======== Source data ========
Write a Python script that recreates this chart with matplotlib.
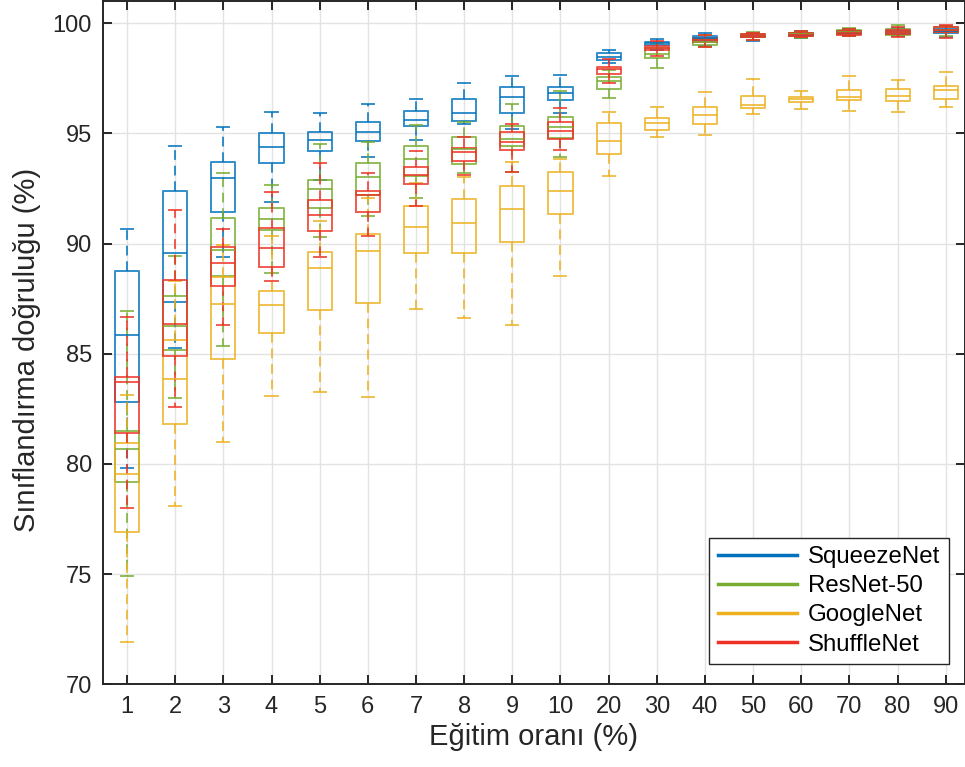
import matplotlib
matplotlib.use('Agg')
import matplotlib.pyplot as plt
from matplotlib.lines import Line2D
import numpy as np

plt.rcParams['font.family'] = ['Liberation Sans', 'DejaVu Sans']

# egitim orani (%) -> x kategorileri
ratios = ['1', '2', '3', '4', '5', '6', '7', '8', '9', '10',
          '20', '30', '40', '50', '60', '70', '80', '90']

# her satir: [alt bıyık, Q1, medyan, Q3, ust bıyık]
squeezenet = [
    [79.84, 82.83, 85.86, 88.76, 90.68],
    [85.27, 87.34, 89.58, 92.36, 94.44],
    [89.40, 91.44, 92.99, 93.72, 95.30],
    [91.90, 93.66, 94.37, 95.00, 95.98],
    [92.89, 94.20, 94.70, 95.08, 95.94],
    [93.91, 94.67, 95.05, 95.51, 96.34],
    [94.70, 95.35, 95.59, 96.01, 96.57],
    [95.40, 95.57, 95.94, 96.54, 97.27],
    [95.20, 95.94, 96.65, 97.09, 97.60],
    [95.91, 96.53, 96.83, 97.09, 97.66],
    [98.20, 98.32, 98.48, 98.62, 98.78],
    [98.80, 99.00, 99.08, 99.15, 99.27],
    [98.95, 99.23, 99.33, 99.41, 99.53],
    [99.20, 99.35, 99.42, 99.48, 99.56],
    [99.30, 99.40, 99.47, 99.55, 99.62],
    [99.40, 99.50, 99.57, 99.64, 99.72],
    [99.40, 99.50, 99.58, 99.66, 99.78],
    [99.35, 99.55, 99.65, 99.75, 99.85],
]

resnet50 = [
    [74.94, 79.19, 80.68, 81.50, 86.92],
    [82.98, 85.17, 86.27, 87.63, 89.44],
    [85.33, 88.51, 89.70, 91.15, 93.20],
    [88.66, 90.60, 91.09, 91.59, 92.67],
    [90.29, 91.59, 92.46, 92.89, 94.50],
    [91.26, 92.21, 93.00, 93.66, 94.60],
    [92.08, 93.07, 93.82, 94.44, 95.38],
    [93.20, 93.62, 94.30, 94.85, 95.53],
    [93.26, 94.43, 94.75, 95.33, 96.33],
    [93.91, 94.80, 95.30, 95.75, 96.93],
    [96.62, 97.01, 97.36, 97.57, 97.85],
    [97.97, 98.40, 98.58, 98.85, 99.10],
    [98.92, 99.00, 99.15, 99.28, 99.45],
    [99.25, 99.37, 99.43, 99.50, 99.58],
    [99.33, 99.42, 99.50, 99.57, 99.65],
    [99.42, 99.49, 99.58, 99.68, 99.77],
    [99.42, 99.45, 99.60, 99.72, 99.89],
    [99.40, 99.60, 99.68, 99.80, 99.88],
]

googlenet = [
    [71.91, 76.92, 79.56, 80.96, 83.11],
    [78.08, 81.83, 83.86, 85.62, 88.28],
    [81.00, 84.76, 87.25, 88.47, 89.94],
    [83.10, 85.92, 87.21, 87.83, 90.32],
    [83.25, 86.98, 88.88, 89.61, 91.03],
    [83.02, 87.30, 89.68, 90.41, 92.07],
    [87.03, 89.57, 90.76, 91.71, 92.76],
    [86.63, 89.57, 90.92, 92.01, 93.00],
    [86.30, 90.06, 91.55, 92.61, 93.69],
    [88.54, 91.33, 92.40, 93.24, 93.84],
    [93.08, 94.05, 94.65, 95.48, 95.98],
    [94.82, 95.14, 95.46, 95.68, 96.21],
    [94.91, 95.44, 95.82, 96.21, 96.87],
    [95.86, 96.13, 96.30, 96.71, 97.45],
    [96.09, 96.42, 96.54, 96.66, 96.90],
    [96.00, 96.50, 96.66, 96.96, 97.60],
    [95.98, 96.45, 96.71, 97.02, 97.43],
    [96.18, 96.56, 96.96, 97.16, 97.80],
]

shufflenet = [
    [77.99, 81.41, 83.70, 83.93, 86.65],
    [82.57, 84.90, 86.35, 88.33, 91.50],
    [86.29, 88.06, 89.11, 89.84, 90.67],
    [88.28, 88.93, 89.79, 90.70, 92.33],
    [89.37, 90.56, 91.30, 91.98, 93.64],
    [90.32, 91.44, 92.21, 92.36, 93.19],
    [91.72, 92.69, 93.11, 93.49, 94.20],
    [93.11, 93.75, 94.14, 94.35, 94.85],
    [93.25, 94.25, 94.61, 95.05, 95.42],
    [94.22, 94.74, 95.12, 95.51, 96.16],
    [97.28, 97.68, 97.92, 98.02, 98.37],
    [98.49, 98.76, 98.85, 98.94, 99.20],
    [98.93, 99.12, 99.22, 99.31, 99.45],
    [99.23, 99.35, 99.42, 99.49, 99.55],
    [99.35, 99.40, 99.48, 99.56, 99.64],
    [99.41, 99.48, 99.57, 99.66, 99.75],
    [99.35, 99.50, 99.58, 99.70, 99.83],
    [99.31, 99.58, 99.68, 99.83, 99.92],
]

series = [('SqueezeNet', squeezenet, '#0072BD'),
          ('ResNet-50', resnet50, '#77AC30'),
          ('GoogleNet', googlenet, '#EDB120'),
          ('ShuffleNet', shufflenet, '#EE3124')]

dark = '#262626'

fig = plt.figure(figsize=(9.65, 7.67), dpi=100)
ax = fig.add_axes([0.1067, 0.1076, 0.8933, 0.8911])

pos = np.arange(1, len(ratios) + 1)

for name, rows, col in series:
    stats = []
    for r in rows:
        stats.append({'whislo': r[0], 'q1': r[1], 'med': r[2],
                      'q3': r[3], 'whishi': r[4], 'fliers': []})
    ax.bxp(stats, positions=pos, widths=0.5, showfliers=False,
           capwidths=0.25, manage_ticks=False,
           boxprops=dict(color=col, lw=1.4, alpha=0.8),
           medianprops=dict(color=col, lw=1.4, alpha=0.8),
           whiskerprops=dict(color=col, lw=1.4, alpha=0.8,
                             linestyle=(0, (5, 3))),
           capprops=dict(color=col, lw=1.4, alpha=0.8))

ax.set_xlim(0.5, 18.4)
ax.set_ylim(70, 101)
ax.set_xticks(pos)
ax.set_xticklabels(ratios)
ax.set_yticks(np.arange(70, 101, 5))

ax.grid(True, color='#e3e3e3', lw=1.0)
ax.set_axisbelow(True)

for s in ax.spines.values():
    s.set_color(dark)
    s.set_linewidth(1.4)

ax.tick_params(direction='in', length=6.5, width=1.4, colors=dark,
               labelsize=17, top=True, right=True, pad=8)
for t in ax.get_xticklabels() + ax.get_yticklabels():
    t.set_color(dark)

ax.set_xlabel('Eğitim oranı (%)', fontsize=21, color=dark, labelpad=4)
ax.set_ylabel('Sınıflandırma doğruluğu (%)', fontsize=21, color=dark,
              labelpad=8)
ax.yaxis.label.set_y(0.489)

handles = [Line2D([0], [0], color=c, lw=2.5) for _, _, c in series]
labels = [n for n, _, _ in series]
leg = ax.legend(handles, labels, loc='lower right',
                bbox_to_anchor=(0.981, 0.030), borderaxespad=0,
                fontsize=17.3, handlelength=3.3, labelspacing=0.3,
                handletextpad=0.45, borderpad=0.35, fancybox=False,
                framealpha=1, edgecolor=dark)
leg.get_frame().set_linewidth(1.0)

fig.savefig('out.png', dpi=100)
========
======== Source data ========
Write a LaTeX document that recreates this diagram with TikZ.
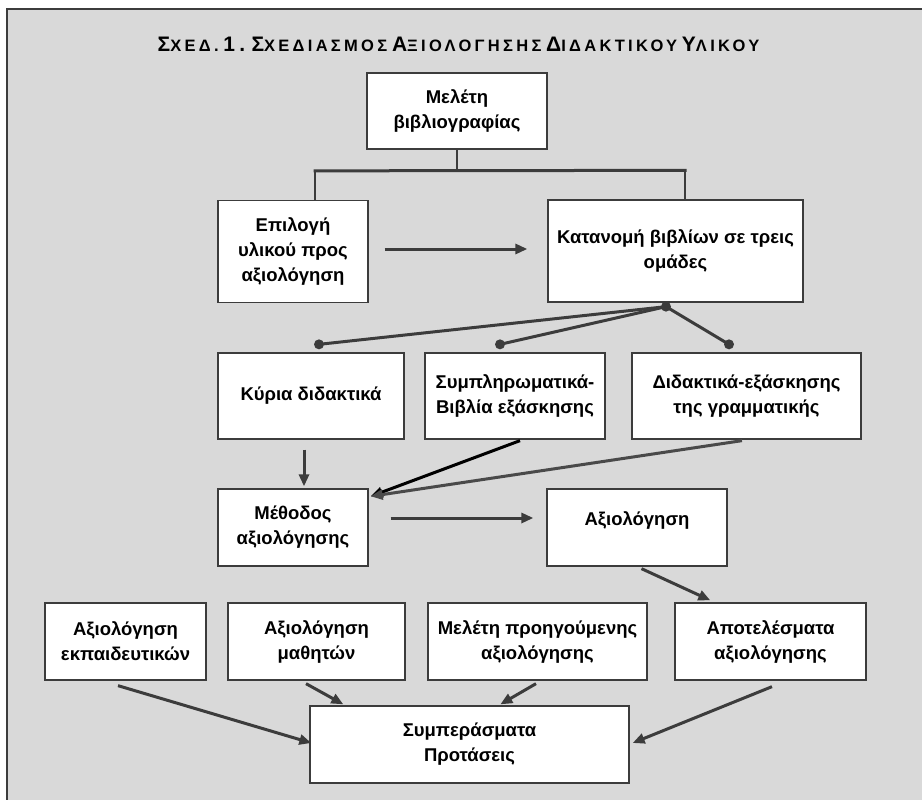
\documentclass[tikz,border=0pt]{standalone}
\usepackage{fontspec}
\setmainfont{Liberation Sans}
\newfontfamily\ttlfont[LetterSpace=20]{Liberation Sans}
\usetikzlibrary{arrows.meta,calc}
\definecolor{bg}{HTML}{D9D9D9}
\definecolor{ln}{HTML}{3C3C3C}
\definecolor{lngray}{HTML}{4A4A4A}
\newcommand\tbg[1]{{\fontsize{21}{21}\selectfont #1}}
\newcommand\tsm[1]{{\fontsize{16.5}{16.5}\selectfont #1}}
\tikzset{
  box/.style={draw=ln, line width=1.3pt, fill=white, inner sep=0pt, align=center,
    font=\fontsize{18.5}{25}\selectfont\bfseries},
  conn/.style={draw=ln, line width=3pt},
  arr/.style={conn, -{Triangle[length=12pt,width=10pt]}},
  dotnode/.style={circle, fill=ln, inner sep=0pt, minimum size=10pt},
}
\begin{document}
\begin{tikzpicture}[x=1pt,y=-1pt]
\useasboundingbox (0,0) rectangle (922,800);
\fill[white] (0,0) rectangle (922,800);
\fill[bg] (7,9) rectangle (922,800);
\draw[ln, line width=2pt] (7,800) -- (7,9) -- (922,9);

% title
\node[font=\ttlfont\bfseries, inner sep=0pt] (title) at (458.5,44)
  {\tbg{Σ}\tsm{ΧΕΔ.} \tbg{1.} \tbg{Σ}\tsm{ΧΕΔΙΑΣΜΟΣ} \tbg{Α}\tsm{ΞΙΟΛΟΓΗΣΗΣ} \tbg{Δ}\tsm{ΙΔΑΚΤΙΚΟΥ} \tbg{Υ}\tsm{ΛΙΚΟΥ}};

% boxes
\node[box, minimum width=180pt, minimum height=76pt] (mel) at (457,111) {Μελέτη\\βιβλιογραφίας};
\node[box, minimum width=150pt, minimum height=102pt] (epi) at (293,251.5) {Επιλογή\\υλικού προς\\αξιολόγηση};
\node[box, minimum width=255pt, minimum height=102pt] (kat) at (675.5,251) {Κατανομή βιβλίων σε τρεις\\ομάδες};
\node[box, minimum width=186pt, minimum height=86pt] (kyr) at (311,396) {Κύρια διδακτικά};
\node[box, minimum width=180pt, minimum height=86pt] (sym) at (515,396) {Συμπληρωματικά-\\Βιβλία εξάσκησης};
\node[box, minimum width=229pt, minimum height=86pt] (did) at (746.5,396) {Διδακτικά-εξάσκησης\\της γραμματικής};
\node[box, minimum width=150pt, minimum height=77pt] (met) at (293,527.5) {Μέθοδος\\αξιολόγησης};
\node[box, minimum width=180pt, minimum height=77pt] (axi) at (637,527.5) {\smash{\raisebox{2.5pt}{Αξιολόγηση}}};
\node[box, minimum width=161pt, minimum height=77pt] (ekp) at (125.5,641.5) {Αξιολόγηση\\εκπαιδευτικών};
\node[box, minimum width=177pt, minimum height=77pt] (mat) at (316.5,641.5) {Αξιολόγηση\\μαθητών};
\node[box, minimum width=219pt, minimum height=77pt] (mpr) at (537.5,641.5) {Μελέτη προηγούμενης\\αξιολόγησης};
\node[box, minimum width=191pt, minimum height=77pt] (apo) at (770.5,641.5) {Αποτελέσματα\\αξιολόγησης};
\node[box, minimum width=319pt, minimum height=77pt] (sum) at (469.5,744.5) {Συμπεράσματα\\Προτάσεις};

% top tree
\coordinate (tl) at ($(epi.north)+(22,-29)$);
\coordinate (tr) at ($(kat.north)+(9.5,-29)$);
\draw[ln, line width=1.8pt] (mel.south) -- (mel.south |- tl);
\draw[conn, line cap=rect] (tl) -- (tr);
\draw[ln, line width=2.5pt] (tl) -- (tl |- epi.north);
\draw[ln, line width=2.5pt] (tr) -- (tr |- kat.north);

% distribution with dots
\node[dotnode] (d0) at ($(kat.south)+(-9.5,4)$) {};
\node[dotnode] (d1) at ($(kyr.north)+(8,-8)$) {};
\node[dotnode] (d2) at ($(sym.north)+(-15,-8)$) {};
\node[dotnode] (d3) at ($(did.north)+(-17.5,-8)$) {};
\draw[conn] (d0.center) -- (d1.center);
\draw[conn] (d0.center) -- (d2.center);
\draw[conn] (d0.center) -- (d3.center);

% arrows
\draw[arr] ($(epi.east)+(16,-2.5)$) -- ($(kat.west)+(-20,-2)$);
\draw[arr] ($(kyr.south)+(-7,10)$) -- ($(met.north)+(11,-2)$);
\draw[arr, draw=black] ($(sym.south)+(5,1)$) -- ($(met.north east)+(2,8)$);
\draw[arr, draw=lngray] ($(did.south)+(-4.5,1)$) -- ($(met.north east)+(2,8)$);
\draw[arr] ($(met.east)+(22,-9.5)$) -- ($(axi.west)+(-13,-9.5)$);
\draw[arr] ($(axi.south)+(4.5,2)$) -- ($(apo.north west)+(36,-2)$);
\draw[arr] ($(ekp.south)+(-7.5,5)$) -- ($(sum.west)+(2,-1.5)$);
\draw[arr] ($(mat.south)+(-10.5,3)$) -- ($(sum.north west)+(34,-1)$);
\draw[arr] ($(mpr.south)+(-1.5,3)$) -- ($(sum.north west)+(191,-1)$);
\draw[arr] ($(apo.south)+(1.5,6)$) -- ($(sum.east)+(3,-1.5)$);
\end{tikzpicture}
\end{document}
========
Set problem: Across the material above, count every line holding "recreates" and write down only the number.

Task output: 2